Castelo Branco acredita que uma investigação é, sim, necessária. “Caberia ao Ministério Público Federal determinar uma investigação ou a própria Polícia Federal investigar esses fatos e, consequentemente, uma eventual ação penal. É um crime de menor potencial ofensivo, mas não importa. Tem todo o procedimento criminal adequado a ele”, observou.
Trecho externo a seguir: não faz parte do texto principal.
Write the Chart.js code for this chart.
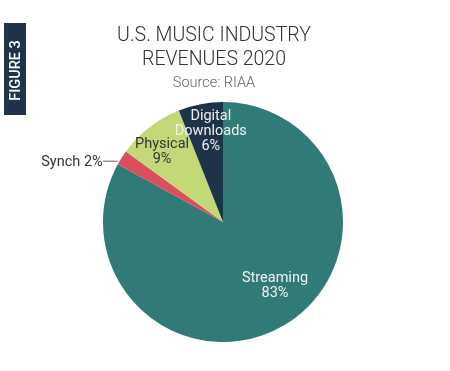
<!DOCTYPE html>
<html>
<head>
<meta charset="utf-8">
<script src="https://cdn.jsdelivr.net/npm/chart.js@4"></script>
<style>
  html, body { margin: 0; padding: 0; background: #fff; }
  #wrap { width: 450px; height: 371px; }
</style>
</head>
<body>
<div id="wrap"><canvas id="graph" width="450" height="371"></canvas></div>
<script>
// Chart data
const categories = ['Streaming', 'Synch', 'Physical', 'Digital Downloads'];
const shares = [83, 2, 9, 6];
const sliceColors = ['#307a77', '#dc4d5e', '#c3d978', '#1e3249'];
const labelLines = [['Streaming', '83%'], ['Synch 2%'], ['Physical', '9%'], ['Digital', 'Downloads', '6%']];
const labelColors = ['#f2f2f2', '#333333', '#333333', '#f0f0f0'];
const outsideLabels = [false, true, false, false];

const FONT = 'Roboto, "DejaVu Sans", sans-serif';

// Draws the title block, the side tab and the slice labels
const decorations = {
  id: 'decorations',
  afterDraw(chart, args, opts) {
    const ctx = chart.ctx;
    ctx.save();

    // side tab
    ctx.fillStyle = '#1e3249';
    ctx.fillRect(4, 23, 22, 92);
    ctx.save();
    ctx.translate(16.5, 70.5);
    ctx.rotate(-Math.PI / 2);
    ctx.fillStyle = '#ffffff';
    ctx.font = '500 14.5px ' + FONT;
    ctx.textAlign = 'center';
    ctx.textBaseline = 'middle';
    ctx.fillText('FIGURE 3', 0, 0);
    ctx.restore();

    // title
    ctx.textAlign = 'center';
    ctx.textBaseline = 'alphabetic';
    ctx.fillStyle = '#333333';
    ctx.font = '300 19.5px ' + FONT;
    ctx.fillText('U.S. MUSIC INDUSTRY', 214, 41);
    ctx.fillText('REVENUES 2020', 214, 65);
    ctx.fillStyle = '#666666';
    ctx.font = '300 14.5px ' + FONT;
    ctx.fillText('Source: RIAA', 214, 87);

    // slice labels
    const meta = chart.getDatasetMeta(0);
    ctx.font = '14.5px ' + FONT;
    ctx.textBaseline = 'middle';
    meta.data.forEach((arc, i) => {
      const mid = (arc.startAngle + arc.endAngle) / 2;
      const lines = labelLines[i];
      ctx.fillStyle = labelColors[i];
      if (outsideLabels[i]) {
        const ex = arc.x + Math.cos(mid) * arc.outerRadius;
        const ey = arc.y + Math.sin(mid) * arc.outerRadius + 3;
        ctx.strokeStyle = '#666666';
        ctx.lineWidth = 1;
        ctx.beginPath();
        ctx.moveTo(ex - 4, ey + 0.5);
        ctx.lineTo(ex - 19, ey + 0.5);
        ctx.stroke();
        ctx.textAlign = 'right';
        ctx.fillText(lines[0], ex - 19, ey + 2);
        return;
      }
      const nudge = opts.nudge[i] || [0, 0];
      const cx = arc.x + Math.cos(mid) * arc.outerRadius * 0.72 + nudge[0];
      const cy = arc.y + Math.sin(mid) * arc.outerRadius * 0.72 + nudge[1];
      const lh = 15;
      ctx.textAlign = 'center';
      lines.forEach((t, k) => {
        ctx.fillText(t, cx, cy + (k - (lines.length - 1) / 2) * lh);
      });
    });
    ctx.restore();
  }
};

const ctx = document.getElementById('graph').getContext('2d');
new Chart(ctx, {
  type: 'pie',
  data: {
    labels: categories,
    datasets: [{
      data: shares,
      backgroundColor: sliceColors,
      borderWidth: 0
    }]
  },
  options: {
    responsive: false,
    animation: false,
    layout: {
      padding: { top: 102, bottom: 29, left: 103, right: 107 }
    },
    plugins: {
      legend: { display: false },
      tooltip: { enabled: false },
      title: { display: false },
      decorations: {
        nudge: [[8, -10], [0, 0], [-8, -2], [4, -6]]
      }
    }
  },
  plugins: [decorations]
});
</script>
</body>
</html>
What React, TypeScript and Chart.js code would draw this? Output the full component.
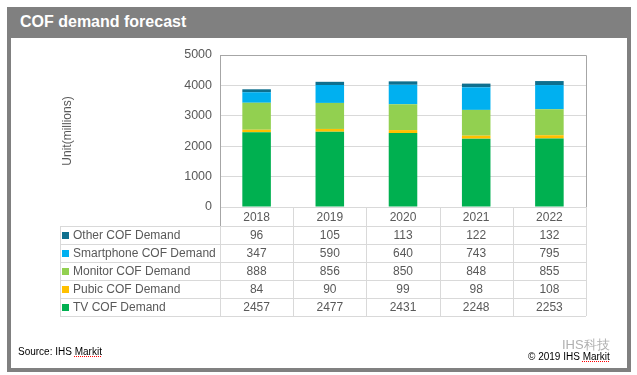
import React, { useEffect, useRef } from "react";
import { Chart, registerables } from "chart.js";

Chart.register(...registerables);

const years = ["2018", "2019", "2020", "2021", "2022"];
const tvDemand = [2457, 2477, 2431, 2248, 2253];
const pubicDemand = [84, 90, 99, 98, 108];
const monitorDemand = [888, 856, 850, 848, 855];
const smartphoneDemand = [347, 590, 640, 743, 795];
const otherDemand = [96, 105, 113, 122, 132];
const yMax = 5000;
const yStep = 1000;

const seriesLabels = ["TV COF Demand", "Pubic COF Demand", "Monitor COF Demand", "Smartphone COF Demand", "Other COF Demand"];
const seriesData = [tvDemand, pubicDemand, monitorDemand, smartphoneDemand, otherDemand];
const seriesColors = ["#00b050", "#ffc000", "#92d050", "#00b0f0", "#0e6f8e"];

const FONT = 'Arial, "Liberation Sans", sans-serif';
const TEXT = "#595959";

const tablePlugin = {
  id: "dataTable",
  afterDraw(chart: any) {
    const ctx = chart.ctx;
    const area = chart.chartArea;
    const xs = chart.scales.x;
    const n = years.length;
    const cw = (area.right - area.left) / n;
    const tableLeft = 49;
    const yearRowH = 19;
    const rowH = 18;
    const rowsTop = area.bottom + yearRowH;
    const tableBottom = rowsTop + rowH * seriesLabels.length;
    ctx.save();
    ctx.strokeStyle = "#a6a6a6";
    ctx.lineWidth = 1;
    ctx.beginPath();
    ctx.moveTo(area.left, Math.round(area.top) + 0.5);
    ctx.lineTo(Math.round(area.right) + 0.5, Math.round(area.top) + 0.5);
    ctx.lineTo(Math.round(area.right) + 0.5, Math.round(area.bottom) + 0.5);
    ctx.stroke();
    ctx.strokeStyle = "#d9d9d9";
    ctx.beginPath();
    for (let i = 0; i <= n; i++) {
      const x = Math.round(area.left + i * cw) + 0.5;
      ctx.moveTo(x, area.bottom);
      ctx.lineTo(x, tableBottom);
    }
    for (let r = 0; r <= seriesLabels.length; r++) {
      const y = Math.round(rowsTop + r * rowH) + 0.5;
      ctx.moveTo(tableLeft, y);
      ctx.lineTo(area.right, y);
    }
    ctx.moveTo(tableLeft + 0.5, rowsTop);
    ctx.lineTo(tableLeft + 0.5, tableBottom);
    ctx.stroke();
    ctx.strokeStyle = "#a6a6a6";
    ctx.beginPath();
    ctx.moveTo(Math.round(area.left) + 0.5, area.bottom);
    ctx.lineTo(Math.round(area.left) + 0.5, rowsTop);
    ctx.stroke();
    ctx.font = `12px ${FONT}`;
    ctx.fillStyle = TEXT;
    ctx.textAlign = "center";
    ctx.textBaseline = "middle";
    years.forEach((y, i) => {
      ctx.fillText(y, xs.getPixelForValue(i), area.bottom + yearRowH / 2 + 1);
    });
    const order = [4, 3, 2, 1, 0];
    order.forEach((si, r) => {
      const cy = rowsTop + r * rowH + rowH / 2 + 1;
      ctx.fillStyle = seriesColors[si];
      ctx.fillRect(tableLeft + 2, cy - 4, 7, 7);
      ctx.fillStyle = TEXT;
      ctx.textAlign = "left";
      ctx.fillText(seriesLabels[si], tableLeft + 13, cy);
      ctx.textAlign = "center";
      seriesData[si].forEach((v, i) => {
        ctx.fillText(String(v), xs.getPixelForValue(i), cy);
      });
    });
    ctx.translate(57, (area.top + area.bottom) / 2);
    ctx.rotate(-Math.PI / 2);
    ctx.textAlign = "center";
    ctx.fillStyle = TEXT;
    ctx.fillText("Unit(millions)", 0, 0);
    ctx.restore();
  },
};

export default function App() {
  const ref = useRef<HTMLCanvasElement>(null);
  useEffect(() => {
    if (!ref.current) return;
    const chart = new Chart(ref.current, {
      type: "bar",
      data: {
        labels: years,
        datasets: seriesLabels.map((l, i) => ({
          label: l,
          data: seriesData[i],
          backgroundColor: seriesColors[i],
          borderWidth: 0,
          barPercentage: 0.39,
          categoryPercentage: 1,
        })),
      },
      options: {
        responsive: false,
        animation: false,
        devicePixelRatio: 1,
        layout: { padding: { left: 0, top: 17, right: 41, bottom: 161 } },
        plugins: { legend: { display: false }, tooltip: { enabled: false }, title: { display: false } },
        scales: {
          x: { stacked: true, display: false },
          y: {
            stacked: true,
            min: 0,
            max: yMax,
            afterFit: (s: any) => {
              s.width = 209;
            },
            ticks: {
              stepSize: yStep,
              padding: 8,
              color: TEXT,
              font: { family: FONT, size: 12.5 },
              callback: (v: any) => String(v),
            },
            grid: { color: "#d9d9d9", drawTicks: false },
            border: { display: true, color: "#a6a6a6" },
          },
        },
      },
      plugins: [tablePlugin],
    });
    return () => chart.destroy();
  }, []);

  return (
    <div style={{ position: "absolute", left: 0, top: 0, width: 637, height: 375, background: "#fff", fontFamily: FONT }}>
      <div
        style={{
          position: "absolute",
          left: 7,
          top: 7,
          width: 616,
          height: 330,
          borderLeft: "4px solid #808080",
          borderRight: "4px solid #808080",
          borderBottom: "4px solid #808080",
          borderTop: "31px solid #808080",
        }}
      />
      <div style={{ position: "absolute", left: 20, top: 12, color: "#fff", fontWeight: "bold", fontSize: 16, lineHeight: "20px" }}>
        COF demand forecast
      </div>
      <canvas ref={ref} width={616} height={330} style={{ position: "absolute", left: 11, top: 38, width: 616, height: 330 }} />
      <div style={{ position: "absolute", left: 18, top: 346, fontSize: 10, color: "#000", lineHeight: "12px" }}>
        Source: IHS <span style={{ textDecoration: "underline dotted red" }}>Markit</span>
      </div>
      <div style={{ position: "absolute", left: 562, top: 338, fontSize: 13, color: "#b0b0b0", lineHeight: "14px" }}>IHS科技</div>
      <div style={{ position: "absolute", left: 528, top: 351, fontSize: 10, color: "#000", lineHeight: "12px" }}>
        © 2019 IHS <span style={{ textDecoration: "underline dotted red" }}>Markit</span>
      </div>
    </div>
  );
}
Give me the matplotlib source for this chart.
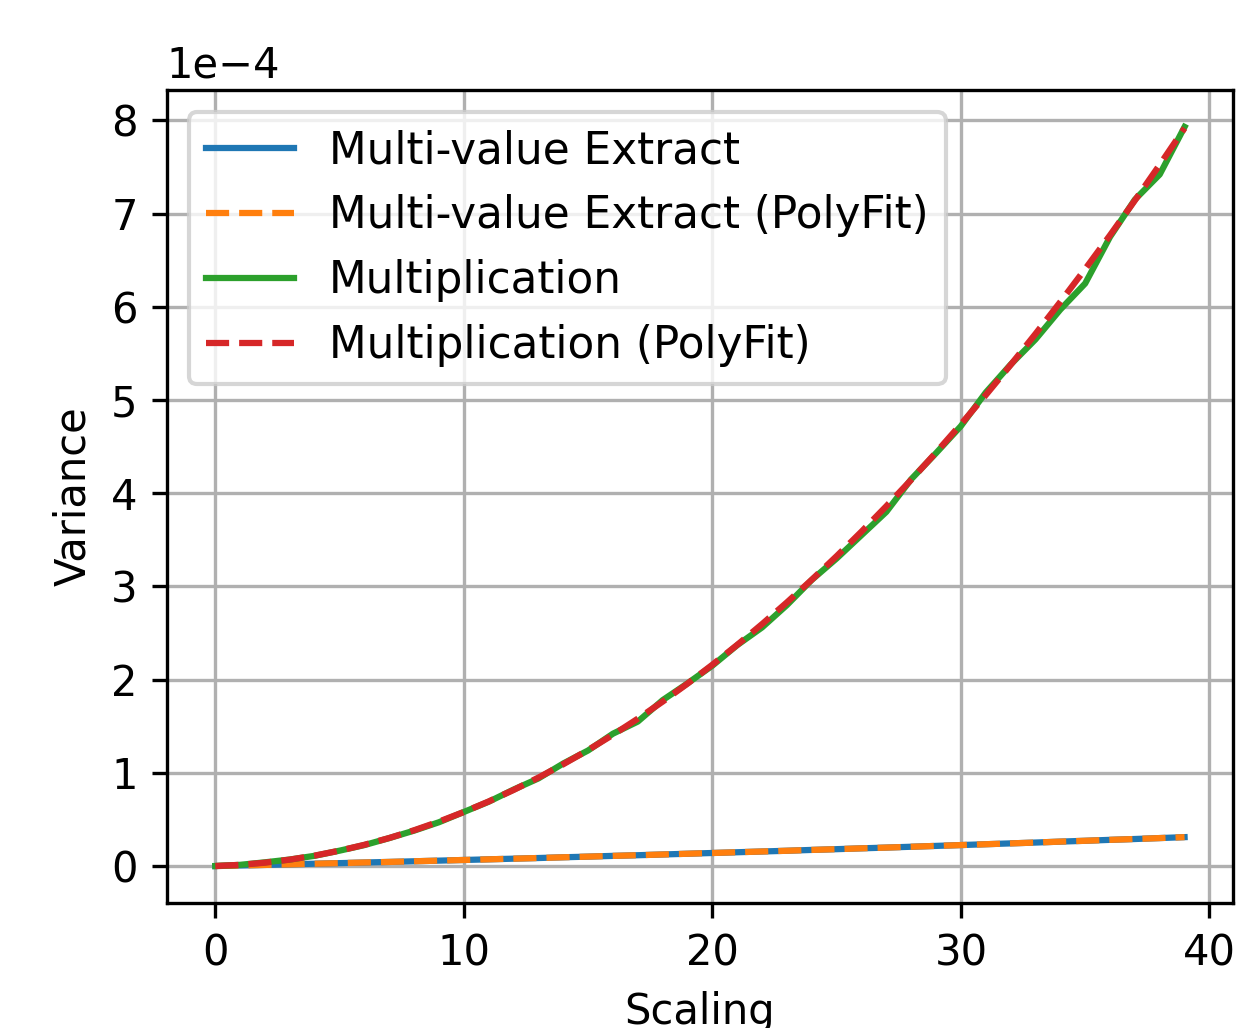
import numpy as np
import matplotlib
matplotlib.use("Agg")
import matplotlib.pyplot as plt

scaling = list(range(40))

# values in units of 1e-4
extract = [0.0, 0.006, 0.012, 0.018, 0.025, 0.031, 0.038, 0.044, 0.051, 0.058,
           0.065, 0.072, 0.079, 0.086, 0.094, 0.101, 0.109, 0.116, 0.124, 0.132,
           0.140, 0.148, 0.156, 0.164, 0.173, 0.181, 0.190, 0.198, 0.207, 0.216,
           0.225, 0.234, 0.243, 0.252, 0.262, 0.271, 0.281, 0.290, 0.300, 0.310]
extract_fit = [0.0, 0.006, 0.012, 0.018, 0.025, 0.031, 0.038, 0.044, 0.051, 0.058,
               0.065, 0.072, 0.079, 0.086, 0.094, 0.101, 0.109, 0.116, 0.124, 0.132,
               0.140, 0.148, 0.156, 0.164, 0.173, 0.181, 0.190, 0.198, 0.207, 0.216,
               0.225, 0.234, 0.243, 0.252, 0.262, 0.271, 0.281, 0.290, 0.300, 0.310]
mult = [0.0, 0.013, 0.04, 0.07, 0.11, 0.165, 0.225, 0.30, 0.38, 0.47,
        0.58, 0.69, 0.82, 0.94, 1.10, 1.24, 1.42, 1.55, 1.78, 1.96,
        2.15, 2.37, 2.56, 2.80, 3.07, 3.30, 3.55, 3.80, 4.15, 4.43,
        4.72, 5.08, 5.38, 5.65, 5.97, 6.25, 6.75, 7.15, 7.42, 7.93]
mult_fit = [0.0, 0.013, 0.036, 0.069, 0.112, 0.165, 0.228, 0.301, 0.384, 0.477,
            0.58, 0.693, 0.816, 0.949, 1.092, 1.245, 1.408, 1.581, 1.764, 1.957,
            2.16, 2.373, 2.596, 2.829, 3.072, 3.325, 3.588, 3.861, 4.144, 4.437,
            4.74, 5.053, 5.376, 5.709, 6.052, 6.405, 6.768, 7.141, 7.524, 7.917]

scale = 1e-4

fig = plt.figure(figsize=(1236/300, 1028/300), dpi=300)
ax = fig.add_axes([0.135, 0.1216, 0.9976 - 0.135, 0.9125 - 0.1216])
ax.plot(scaling, np.array(extract) * scale, color="#1f77b4", label="Multi-value Extract")
ax.plot(scaling, np.array(extract_fit) * scale, color="#ff7f0e", linestyle="--", label="Multi-value Extract (PolyFit)")
ax.plot(scaling, np.array(mult) * scale, color="#2ca02c", label="Multiplication")
ax.plot(scaling, np.array(mult_fit) * scale, color="#d62728", linestyle="--", label="Multiplication (PolyFit)")
ax.ticklabel_format(axis="y", style="sci", scilimits=(0, 0))
ax.set_xlabel("Scaling")
ax.set_ylabel("Variance")
ax.grid(True)
ax.legend(loc="upper left", fontsize=10.5)
fig.savefig("out.png", dpi=300)
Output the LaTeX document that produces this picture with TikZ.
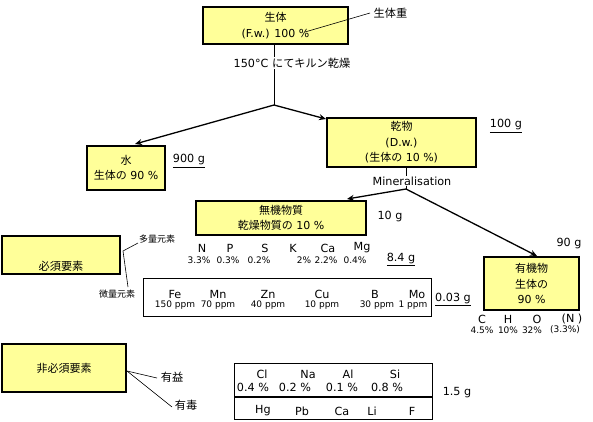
\documentclass[tikz,border=0pt]{standalone}
\usepackage{fontspec}
\setmainfont{DejaVu Sans}
\newfontfamily\jp{Noto Sans CJK JP}
\usetikzlibrary{arrows.meta}
\definecolor{yel}{HTML}{FFFF99}
\begin{document}
\begin{tikzpicture}[x=1pt,y=-1pt,
  ybox/.style={draw, line width=1.6pt, fill=yel, align=center, inner sep=0pt,
    font=\fontsize{11}{15.5}\selectfont},
  lbl/.style={font=\fontsize{11.2}{12}\selectfont, inner sep=0.5pt},
  sml/.style={font=\fontsize{9}{10}\selectfont, inner sep=0pt},
  tiny/.style={font=\fontsize{9}{10}\selectfont\jp, inner sep=0pt},
  arr/.style={line width=1.3pt, -{Stealth[length=7pt,width=6pt]}},
  lead/.style={line width=0.6pt},
  conn/.style={line width=0.8pt}]
\fill[white] (0,0) rectangle (593,421);
\useasboundingbox (0,0) rectangle (593,421);

% main boxes
\node[ybox, minimum width=145, minimum height=37] (fw) at (275.5,25.5) {{\jp 生体}\\(F.w.) 100 \%};
\node[ybox, minimum width=78, minimum height=44] (water) at (126,168) {{\jp 水}\\{\jp 生体の} 90 \%};
\node[ybox, minimum width=149, minimum height=49] (dry) at (401.5,142.5) {{\jp 乾物}\\(D.w.)\\({\jp 生体の} 10 \%)};
\node[ybox, minimum width=170, minimum height=34] (inorg) at (281,218) {{\jp 無機物質}\\{\jp 乾燥物質の} 10 \%};
\node[ybox, minimum width=95, minimum height=53] (org) at (531.5,283.5) {{\jp 有機物}\\{\jp 生体の}\\90 \%};
\node[ybox, minimum width=118, minimum height=38] (hissu) at (61,255) {};
\node[lbl] (hissut) at (61,266) {\jp 必須要素};
\node[ybox, minimum width=124, minimum height=48] (hihissu) at (64,368) {\jp 非必須要素};

% fresh weight leader
\coordinate (fwl) at (305,32);
\coordinate (fwr) at (370,13);
\draw[lead] (fwl) -- (fwr);
\node[lbl, anchor=west] (seitaiju) at (373,13) {\jp 生体重};

% drying
\coordinate (j1) at (274,105);
\draw[conn] (fw.south -| j1) -- (j1);
\node[lbl, fill=white] (kiln) at (292,63) {150°C {\jp にてキルン乾燥}};
\coordinate (wa) at (135,144);
\coordinate (da) at (326,119);
\draw[arr] (j1) -- (wa);
\draw[arr] (j1) -- (da);

% mineralisation
\coordinate (j2) at (406,189);
\draw[conn] (dry.south -| j2) -- (j2);
\node[lbl, fill=white] (minl) at (412,181) {Mineralisation};
\coordinate (ia) at (347,199);
\coordinate (oa) at (537,256);
\draw[arr] (j2) -- (ia);
\draw[arr] (j2) -- (oa);

% masses
\node[lbl] (m900) at (189,161) {\underline{900 g}};
\node[lbl] (m100) at (506,126) {\underline{100 g}};
\node[lbl] (m10) at (390,217) {10 g};
\node[lbl] (m84) at (401,259) {\underline{8.4 g}};
\node[lbl] (m003) at (453,299) {\underline{0.03 g}};
\node[lbl] (m90) at (569,244) {90 g};
\node[lbl] (m15) at (457,393) {1.5 g};

% macro elements
\foreach \n/\x/\t in {eN/202/N, eP/230/P, eS/265/S, eK/293/K, eCa/328/Ca, eMg/362/Mg}
  \node[lbl] (\n) at (\x,248) {\t};
\foreach \n/\x/\t in {pN/199/3.3\%, pP/228/0.3\%, pS/259/0.2\%, pK/304/2\%, pCa/326/2.2\%, pMg/355/0.4\%}
  \node[sml] (\n) at (\x,260) {\t};

% essential leaders
\coordinate (hk) at (123,251);
\coordinate (hA) at (138,243);
\coordinate (hB) at (128,287);
\draw[lead] (hA) -- (hk) -- (hB);
\node[tiny] (taryo) at (157,239) {多量元素};
\node[tiny] (biryo) at (117,294) {微量元素};

% trace elements
\draw[line width=0.8pt] (143,278) rectangle (431,316);
\foreach \n/\x/\t in {tFe/175/Fe, tMn/218/Mn, tZn/268/Zn, tCu/322/Cu, tB/375/B, tMo/417/Mo}
  \node[lbl] (\n) at (\x,294) {\t};
\foreach \n/\x/\t in {qFe/175/150 ppm, qMn/218/70 ppm, qZn/268/40 ppm, qCu/322/10 ppm, qB/377/30 ppm, qMo/413/1 ppm}
  \node[sml] (\n) at (\x,305) {\t};

% organic composition
\foreach \n/\x/\t in {oC/482/C, oH/508/H, oO/537/O, oN/572/(N )}
  \node[lbl] (\n) at (\x,319) {\t};
\foreach \n/\x/\t in {rC/482/4.5\%, rH/508/10\%, rO/532/32\%, rN/565/(3.3\%)}
  \node[sml] (\n) at (\x,330) {\t};

% non-essential leaders
\coordinate (nk) at (127,371);
\coordinate (nA) at (157,378);
\coordinate (nB) at (172,407);
\draw[lead] (nk) -- (nA);
\draw[lead] (nk) -- (nB);
\node[lbl] (yueki) at (172,377) {\jp 有益};
\node[lbl] (yudoku) at (186,405) {\jp 有毒};

% non-essential table
\draw[line width=0.8pt] (234,363) rectangle (432,419);
\draw[line width=2pt] (234,397) -- (432,397);
\foreach \n/\x/\t in {bCl/262/Cl, bNa/308/Na, bAl/348/Al, bSi/395/Si}
  \node[lbl] (\n) at (\x,374.5) {\t};
\foreach \n/\x/\t in {cCl/253/0.4 \%, cNa/295/0.2 \%, cAl/342/0.1 \%, cSi/387/0.8 \%}
  \node[lbl] (\n) at (\x,387) {\t};
\foreach \n/\x/\t in {dHg/263/Hg, dPb/302/Pb, dCa/342/Ca, dLi/372/Li, dF/412/F}
  \node[lbl] (\n) at (\x,411) {\t};
\end{tikzpicture}
\end{document}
De acordo com a resolução formulada pelo presidente Donald Trump para controlar a entrada de estrangeiros no país, o imigrante que apresentar informações falsas no momento do acesso aos EUA pode ser deportado. “Um estrangeiro que contornar a aplicação desta proclamação por meio de fraude, deturpação intencional de um fato relevante ou entrada ilegal deve ser removido prioritariamente pelo Departamento de Segurança Interna dos EUA”, informa o documento.
Rota
De acordo com informações enviadas pela assessoria do ex-ministro ao Blog da Denise, Weintraub chegou aos Estados Unidos por volta das 7h. O voo foi operado pela Azul, e saiu do Aeroporto Internacional de Viracopos, em Campinas (SP), na noite de sexta-feira. Amigos de Weintraub informaram que ele seguiu ainda ontem para Washington, onde pretende assumir um cargo no Banco Mundial. Para isso, o ex-ministro precisará de um visto diferente do que permitiu a sua entrada ontem nos EUA e daquele que cobrirá sua permanência nesse período em que nem é ministro nem funcionário de um organismo internacional. Dessa forma, ele terá de sair do território americano, recorrer a alguma embaixada americana mundo afora e providenciar o novo documento.